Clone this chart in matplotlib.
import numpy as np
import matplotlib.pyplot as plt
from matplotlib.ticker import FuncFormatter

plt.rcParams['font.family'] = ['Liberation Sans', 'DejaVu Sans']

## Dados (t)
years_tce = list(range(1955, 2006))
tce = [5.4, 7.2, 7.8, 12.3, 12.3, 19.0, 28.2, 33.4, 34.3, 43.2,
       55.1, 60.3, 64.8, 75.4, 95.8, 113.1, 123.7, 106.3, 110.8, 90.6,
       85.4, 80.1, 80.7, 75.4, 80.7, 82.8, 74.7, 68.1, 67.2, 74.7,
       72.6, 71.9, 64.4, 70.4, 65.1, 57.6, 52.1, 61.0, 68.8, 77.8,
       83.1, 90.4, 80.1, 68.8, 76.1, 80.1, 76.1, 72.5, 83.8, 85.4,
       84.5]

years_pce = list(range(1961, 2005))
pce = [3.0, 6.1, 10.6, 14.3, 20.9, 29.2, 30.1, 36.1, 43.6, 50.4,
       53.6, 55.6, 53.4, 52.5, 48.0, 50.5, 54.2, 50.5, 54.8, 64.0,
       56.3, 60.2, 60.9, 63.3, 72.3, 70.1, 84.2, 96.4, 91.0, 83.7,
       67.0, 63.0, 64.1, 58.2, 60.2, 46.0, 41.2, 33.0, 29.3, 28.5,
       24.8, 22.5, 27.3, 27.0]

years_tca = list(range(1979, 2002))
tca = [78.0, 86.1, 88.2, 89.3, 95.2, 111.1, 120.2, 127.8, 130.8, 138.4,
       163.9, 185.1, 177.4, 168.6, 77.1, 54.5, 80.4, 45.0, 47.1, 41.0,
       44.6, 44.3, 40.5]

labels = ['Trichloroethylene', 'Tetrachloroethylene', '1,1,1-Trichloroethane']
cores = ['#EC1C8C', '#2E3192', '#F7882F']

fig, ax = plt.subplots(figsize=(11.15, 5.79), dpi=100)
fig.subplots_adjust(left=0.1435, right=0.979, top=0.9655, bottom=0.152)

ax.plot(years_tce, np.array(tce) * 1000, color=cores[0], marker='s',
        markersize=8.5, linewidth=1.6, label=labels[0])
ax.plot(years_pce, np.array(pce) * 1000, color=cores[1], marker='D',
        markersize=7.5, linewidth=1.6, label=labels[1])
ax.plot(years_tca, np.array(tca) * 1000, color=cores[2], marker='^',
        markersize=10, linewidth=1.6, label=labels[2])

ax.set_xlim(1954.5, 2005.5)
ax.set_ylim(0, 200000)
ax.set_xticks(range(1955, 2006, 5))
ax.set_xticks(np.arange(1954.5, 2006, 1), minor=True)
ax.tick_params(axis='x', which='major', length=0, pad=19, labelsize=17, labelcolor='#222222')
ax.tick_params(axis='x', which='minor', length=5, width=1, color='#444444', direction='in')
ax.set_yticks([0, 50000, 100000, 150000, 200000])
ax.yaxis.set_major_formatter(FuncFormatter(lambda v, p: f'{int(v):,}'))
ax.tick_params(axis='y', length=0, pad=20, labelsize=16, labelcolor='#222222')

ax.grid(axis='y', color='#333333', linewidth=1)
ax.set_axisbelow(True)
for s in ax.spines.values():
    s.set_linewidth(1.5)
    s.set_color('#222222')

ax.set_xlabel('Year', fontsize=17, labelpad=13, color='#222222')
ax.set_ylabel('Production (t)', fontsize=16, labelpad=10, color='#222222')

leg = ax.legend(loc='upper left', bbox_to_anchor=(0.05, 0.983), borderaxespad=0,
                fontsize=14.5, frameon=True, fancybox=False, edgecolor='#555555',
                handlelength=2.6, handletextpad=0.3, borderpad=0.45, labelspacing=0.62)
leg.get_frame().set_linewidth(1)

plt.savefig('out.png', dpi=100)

* * * *

▸ Goal: Copy out the material word for word and line for line.

▸ Response to this exercise:
Clone this chart in matplotlib.
import numpy as np
import matplotlib.pyplot as plt
from matplotlib.ticker import FuncFormatter

plt.rcParams['font.family'] = ['Liberation Sans', 'DejaVu Sans']

## Dados (t)
years_tce = list(range(1955, 2006))
tce = [5.4, 7.2, 7.8, 12.3, 12.3, 19.0, 28.2, 33.4, 34.3, 43.2,
       55.1, 60.3, 64.8, 75.4, 95.8, 113.1, 123.7, 106.3, 110.8, 90.6,
       85.4, 80.1, 80.7, 75.4, 80.7, 82.8, 74.7, 68.1, 67.2, 74.7,
       72.6, 71.9, 64.4, 70.4, 65.1, 57.6, 52.1, 61.0, 68.8, 77.8,
       83.1, 90.4, 80.1, 68.8, 76.1, 80.1, 76.1, 72.5, 83.8, 85.4,
       84.5]

years_pce = list(range(1961, 2005))
pce = [3.0, 6.1, 10.6, 14.3, 20.9, 29.2, 30.1, 36.1, 43.6, 50.4,
       53.6, 55.6, 53.4, 52.5, 48.0, 50.5, 54.2, 50.5, 54.8, 64.0,
       56.3, 60.2, 60.9, 63.3, 72.3, 70.1, 84.2, 96.4, 91.0, 83.7,
       67.0, 63.0, 64.1, 58.2, 60.2, 46.0, 41.2, 33.0, 29.3, 28.5,
       24.8, 22.5, 27.3, 27.0]

years_tca = list(range(1979, 2002))
tca = [78.0, 86.1, 88.2, 89.3, 95.2, 111.1, 120.2, 127.8, 130.8, 138.4,
       163.9, 185.1, 177.4, 168.6, 77.1, 54.5, 80.4, 45.0, 47.1, 41.0,
       44.6, 44.3, 40.5]

labels = ['Trichloroethylene', 'Tetrachloroethylene', '1,1,1-Trichloroethane']
cores = ['#EC1C8C', '#2E3192', '#F7882F']

fig, ax = plt.subplots(figsize=(11.15, 5.79), dpi=100)
fig.subplots_adjust(left=0.1435, right=0.979, top=0.9655, bottom=0.152)

ax.plot(years_tce, np.array(tce) * 1000, color=cores[0], marker='s',
        markersize=8.5, linewidth=1.6, label=labels[0])
ax.plot(years_pce, np.array(pce) * 1000, color=cores[1], marker='D',
        markersize=7.5, linewidth=1.6, label=labels[1])
ax.plot(years_tca, np.array(tca) * 1000, color=cores[2], marker='^',
        markersize=10, linewidth=1.6, label=labels[2])

ax.set_xlim(1954.5, 2005.5)
ax.set_ylim(0, 200000)
ax.set_xticks(range(1955, 2006, 5))
ax.set_xticks(np.arange(1954.5, 2006, 1), minor=True)
ax.tick_params(axis='x', which='major', length=0, pad=19, labelsize=17, labelcolor='#222222')
ax.tick_params(axis='x', which='minor', length=5, width=1, color='#444444', direction='in')
ax.set_yticks([0, 50000, 100000, 150000, 200000])
ax.yaxis.set_major_formatter(FuncFormatter(lambda v, p: f'{int(v):,}'))
ax.tick_params(axis='y', length=0, pad=20, labelsize=16, labelcolor='#222222')

ax.grid(axis='y', color='#333333', linewidth=1)
ax.set_axisbelow(True)
for s in ax.spines.values():
    s.set_linewidth(1.5)
    s.set_color('#222222')

ax.set_xlabel('Year', fontsize=17, labelpad=13, color='#222222')
ax.set_ylabel('Production (t)', fontsize=16, labelpad=10, color='#222222')

leg = ax.legend(loc='upper left', bbox_to_anchor=(0.05, 0.983), borderaxespad=0,
                fontsize=14.5, frameon=True, fancybox=False, edgecolor='#555555',
                handlelength=2.6, handletextpad=0.3, borderpad=0.45, labelspacing=0.62)
leg.get_frame().set_linewidth(1)

plt.savefig('out.png', dpi=100)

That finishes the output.